The origins of this music are somewhat mysterious. Out source is a set of parts written out by Bach and his student Johann Friedrich Agricola. These include a "short score" of the entire piece is beautiful calligraphy and wrapped in silk, obviously intended as a wedding souvenir for the newlyweds. From this is has been surmised that the couple were from prominent Leipzig families. Analysis of Bach's handwriting in this autographs suggests they were written around 1740. However, there is evidence that the entire cantata might have been composed ten years or more earlier, and only given a new set of words at the time of the wedding in question. This was a common practice, particularly if the original music was written for some other secular occasion. The text in the final version was probably "Picander" (pen name for Christian Friedrich Henrici), a favorite Leipzig poet.
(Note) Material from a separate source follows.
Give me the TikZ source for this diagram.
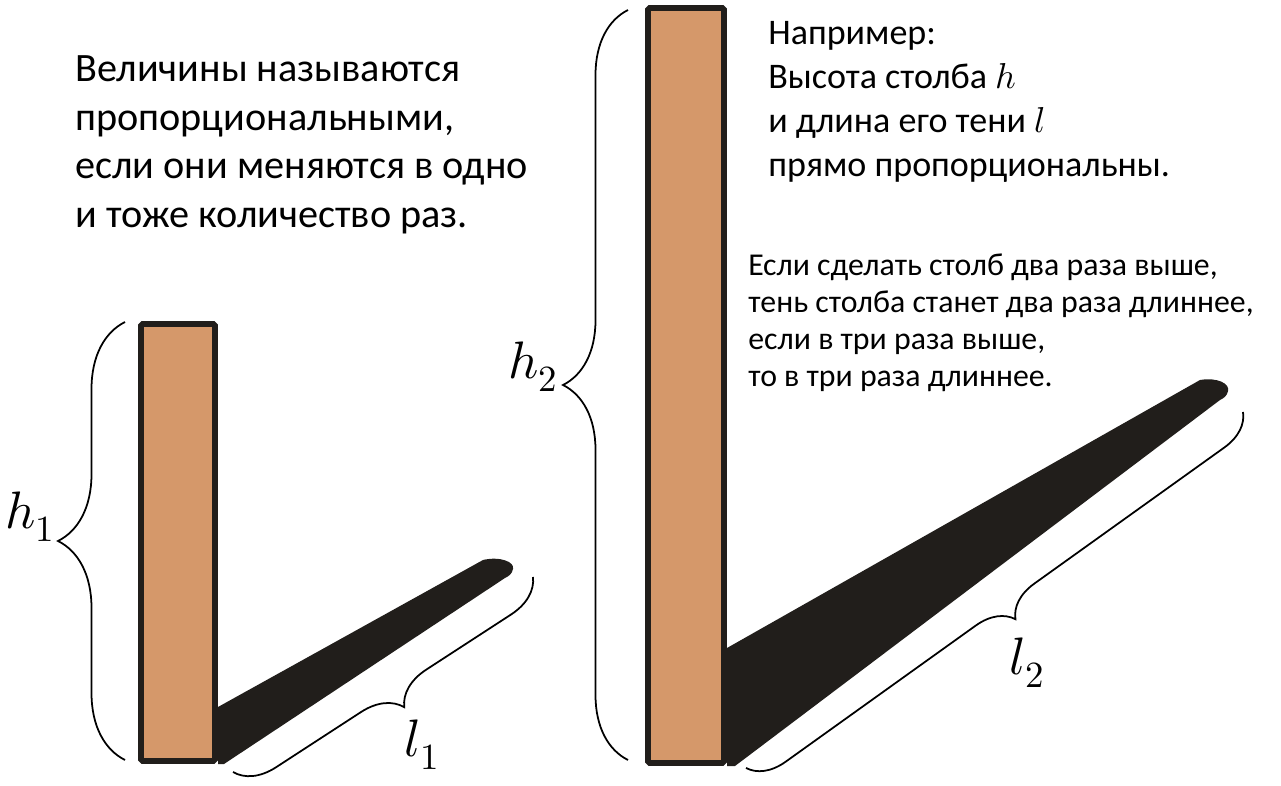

The text was suite to please Bach: music itself is seen as an allegory for a functional marriage, and meditates on the relationship between music and love. There is some philosophical discussion of the nature of music and of marital love. The next to last number directly addresses the bridegroom, expressing a hope that the man will remain a true patron of music. (This was Bach's commercial for later assignments!) Finally, the last chorus wishes joy for the new couple.) However, the main subject of the cantata remains music itself, and gives Bach much opportunity for technical display and florid, expressive melody.